This new strategy, which Viacom dubs the “studio model,” marks an attempt to take advantage of streaming services and mobile carriers to capture audiences that can’t be found on pay TV. Viacom’s six flagship networks — MTV, Comedy Central, BET among them — will begin identifying characters or shows that could be reinterpreted for new audiences.
MTV, under the banner of MTV Studios, has begun to pick through its 35-year archives of youth-centric content (The Real World, Aeon Flux, Made) to re-imagine its shows for non-Viacom platforms. In addition to tapping its library, MTV will produce new shows, starting with The Valley, about a group of friends growing up in the Mexican border town of Nogales, TX.
Viacom CEO Bob Bakish talked about the initiative during the company’s second quarter earnings call.
“We’re already mining our libraries of IP to create long-form episodic content that might not fit our linear brands today but could work for others,” Bakish told investors. “For example, there is a lot of interest from SVOD partners in licensing library properties from MTV and Nickelodeon IP for brand-new interpretation.”
The strategy is a risky one for Viacom, because these digital platforms compete for viewers with its cable TV networks. But media company needs to identify new ways to make money at a time when advertising revenue and fees from pay TV operators have stagnated.
A CBS-led rescue doesn’t appear to be in the immediate future.
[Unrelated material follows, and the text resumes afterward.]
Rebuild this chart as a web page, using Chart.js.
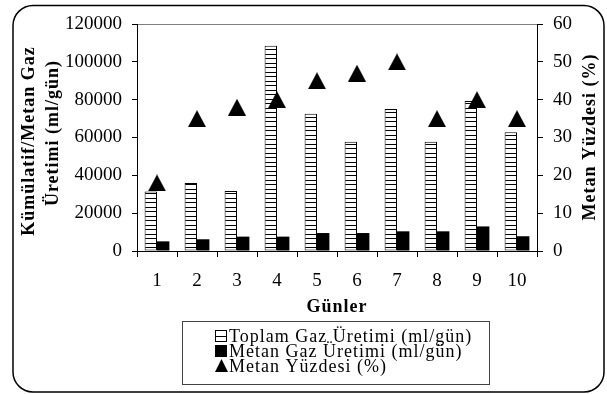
<!DOCTYPE html>
<html>
<head>
<meta charset="utf-8">
<script src="https://cdn.jsdelivr.net/npm/chart.js@4.4.0/dist/chart.umd.min.js"></script>
<style>
  html, body { margin: 0; padding: 0; background: #fff; }
  #wrap { width: 607px; height: 394px; position: relative; }
</style>
</head>
<body>
<div id="wrap"><canvas id="chart" width="607" height="394"></canvas></div>
<script>
const days = ['1', '2', '3', '4', '5', '6', '7', '8', '9', '10'];
const toplamGaz = [31500, 36000, 31700, 108500, 72500, 57800, 75100, 57800, 79300, 62800];
const metanGaz = [5100, 6200, 7600, 7600, 9500, 9500, 10400, 10400, 13000, 7800];
const metanYuzde = [18, 35, 38, 40, 45, 47, 50, 35, 40, 35];

const seriesNames = ['Toplam Gaz Üretimi (ml/gün)', 'Metan Gaz Üretimi (ml/gün)', 'Metan Yüzdesi (%)'];
const leftTitle = ['Kümülatif/Metan Gaz', 'Üretimi (ml/gün)'];
const rightTitle = 'Metan Yüzdesi (%)';
const xTitle = 'Günler';

const SERIF = '"Liberation Serif", "Times New Roman", serif';

// horizontal stripe fill for the total gas bars
function makeStripes() {
    const c = document.createElement('canvas');
    c.width = 4;
    c.height = 9;
    const g = c.getContext('2d');
    g.fillStyle = '#fff';
    g.fillRect(0, 0, 4, 9);
    g.fillStyle = '#000';
    g.fillRect(0, 0, 4, 1);
    g.fillRect(0, 4, 4, 1);
    return g.createPattern(c, 'repeat');
}

// triangle marker centred on its point, like the Excel one
function makeTriangle(w, h) {
    const c = document.createElement('canvas');
    c.width = w;
    c.height = h;
    const g = c.getContext('2d');
    g.fillStyle = '#000';
    g.beginPath();
    g.moveTo(w / 2, 0);
    g.lineTo(w, h);
    g.lineTo(0, h);
    g.closePath();
    g.fill();
    return c;
}

const stripes = makeStripes();
const triangle = makeTriangle(18, 17);

const decorations = {
    id: 'decorations',
    beforeDraw(chart) {
        const ctx = chart.ctx;
        ctx.save();
        ctx.fillStyle = '#fff';
        ctx.fillRect(0, 0, chart.width, chart.height);
        ctx.restore();
    },
    afterDraw(chart) {
        const ctx = chart.ctx;
        const area = chart.chartArea;
        ctx.save();

        // outer rounded frame
        ctx.strokeStyle = '#000';
        ctx.lineWidth = 1.5;
        ctx.beginPath();
        ctx.roundRect(13, 5.5, 591, 386.5, 20);
        ctx.stroke();

        ctx.fillStyle = '#000';
        ctx.letterSpacing = '1px';
        ctx.textAlign = 'center';
        ctx.textBaseline = 'middle';
        ctx.font = 'bold 18px ' + SERIF;

        // left axis title (two lines)
        ctx.save();
        ctx.translate(29, 141);
        ctx.rotate(-Math.PI / 2);
        ctx.fillText(leftTitle[0], 0, 0);
        ctx.restore();
        ctx.save();
        ctx.translate(53, 133);
        ctx.rotate(-Math.PI / 2);
        ctx.fillText(leftTitle[1], 0, 0);
        ctx.restore();

        // right axis title
        ctx.save();
        ctx.translate(590, 137);
        ctx.rotate(-Math.PI / 2);
        ctx.fillText(rightTitle, 0, 0);
        ctx.restore();

        // x axis title
        ctx.fillText(xTitle, (area.left + area.right) / 2, 307);

        // legend box
        ctx.strokeStyle = '#444';
        ctx.lineWidth = 1;
        ctx.strokeRect(182.5, 321.5, 307, 63);

        const rows = [336, 351, 366];
        const sx = 215;
        // striped swatch
        ctx.fillStyle = '#fff';
        ctx.fillRect(sx, rows[0] - 6, 12, 12);
        ctx.strokeStyle = '#000';
        ctx.strokeRect(sx + 0.5, rows[0] - 5.5, 11, 11);
        ctx.beginPath();
        ctx.moveTo(sx, rows[0] + 0.5);
        ctx.lineTo(sx + 12, rows[0] + 0.5);
        ctx.stroke();
        // solid swatch
        ctx.fillStyle = '#000';
        ctx.fillRect(sx, rows[1] - 6, 12, 12);
        // triangle swatch
        ctx.beginPath();
        ctx.moveTo(sx + 6.5, rows[2] - 7);
        ctx.lineTo(sx + 13, rows[2] + 6);
        ctx.lineTo(sx, rows[2] + 6);
        ctx.closePath();
        ctx.fill();

        ctx.font = '18px ' + SERIF;
        ctx.textAlign = 'left';
        seriesNames.forEach((name, i) => {
            ctx.fillText(name, 229, rows[i] + 1);
        });

        ctx.restore();
    }
};

const tickFont = { family: SERIF, size: 19 };
const plain = (v) => String(v);

new Chart(document.getElementById('chart'), {
    type: 'bar',
    data: {
        labels: days,
        datasets: [
            {
                type: 'line',
                label: seriesNames[2],
                data: metanYuzde,
                yAxisID: 'y1',
                showLine: false,
                pointStyle: triangle,
                pointRadius: 9,
                pointHoverRadius: 9
            },
            {
                label: seriesNames[0],
                data: toplamGaz,
                yAxisID: 'y',
                backgroundColor: stripes,
                borderColor: '#000',
                borderWidth: 1,
                borderSkipped: false,
                categoryPercentage: 0.62,
                barPercentage: 1.0
            },
            {
                label: seriesNames[1],
                data: metanGaz,
                yAxisID: 'y',
                backgroundColor: '#000',
                borderColor: '#000',
                borderWidth: 0,
                categoryPercentage: 0.62,
                barPercentage: 1.0
            }
        ]
    },
    options: {
        responsive: false,
        animation: false,
        layout: { padding: { left: 0, right: 0, top: 24, bottom: 84 } },
        plugins: {
            legend: { display: false },
            tooltip: { enabled: false }
        },
        scales: {
            x: {
                grid: { color: 'transparent', tickColor: '#000', tickLength: 6, offset: true },
                border: { color: '#000', width: 1 },
                ticks: { color: '#000', font: tickFont, padding: 13, maxRotation: 0 },
                afterFit: (s) => { s.height = 59; }
            },
            y: {
                position: 'left',
                min: 0,
                max: 120000,
                ticks: { stepSize: 20000, color: '#000', font: tickFont, padding: 10, callback: plain },
                grid: {
                    color: (c) => (c.tick && c.tick.value === 120000 ? '#808080' : 'transparent'),
                    tickColor: '#000',
                    tickLength: 5
                },
                border: { color: '#000', width: 1 },
                afterFit: (s) => { s.width = 137; }
            },
            y1: {
                position: 'right',
                min: 0,
                max: 60,
                ticks: { stepSize: 10, color: '#000', font: tickFont, padding: 10, callback: plain },
                grid: { drawOnChartArea: false, tickColor: '#000', tickLength: 6 },
                border: { color: '#000', width: 1 },
                afterFit: (s) => { s.width = 70; }
            }
        }
    },
    plugins: [decorations]
});
</script>
</body>
</html>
Efforts by Viacom’s controlling shareholder, Shari Redstone, to merge the media company with its broadcast sibling have become mired in a court battle. CBS sued Redstone in an attempt to minimize her control over the company and kill the merger.
Viacom has been branching out into third-party content production for some time. Paramount Television, a production arm of the Paramount Pictures film studio, quietly built a $400 million-a-year business from scratch on the strength of such content as Netflix’s 13 Reasons Why and USA Network’s Shooter.
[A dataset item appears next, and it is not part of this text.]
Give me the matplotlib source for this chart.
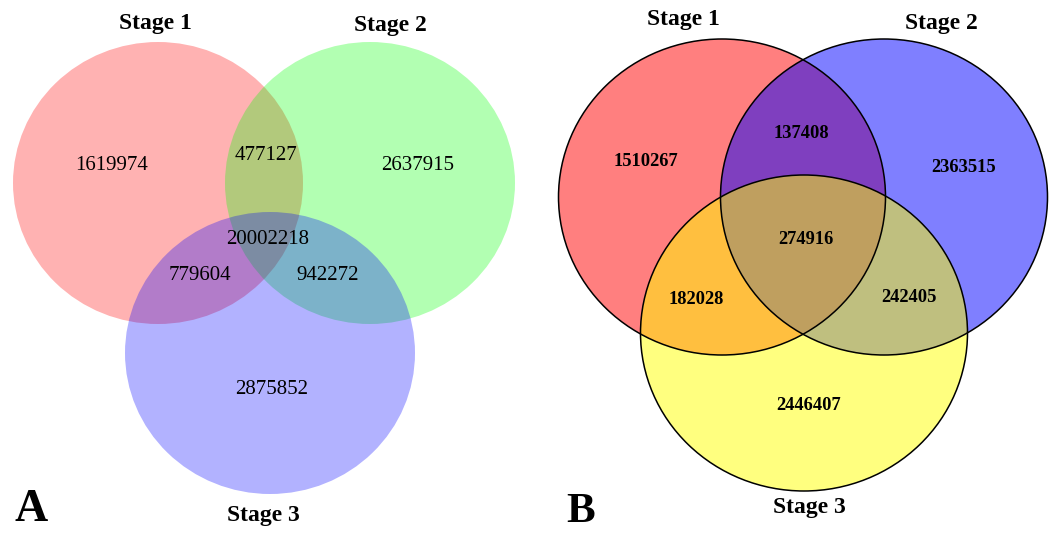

The international arm, Viacom International Studios, brought together its wholly owned Argentinian broadcaster Telefe and majority-owned Brazilian comedy brand Porta dos Fundos with Viacom’s Miami-based production operations to create global content.
“Building on the success of Paramount Television and Telefe’s quickly growing production business, we’re going to much more aggressively tap into the huge demand for content and unlock more of our IP,” Bakish said on the recent earnings call.
Pinky Malinky follows the title character, a hotdog living in a human world, who — along with his two best friends — made his first appearance on Nickelodeon in 2016. At the time, the character had an active social-media presence. The show uses the tropes of a mockumentary and reality show format, with Pinky and his friends will talk directly to the camera and the audience to share their silly take on real life.
Netflix confirmed the animated comedy would come to Netflix later this summer.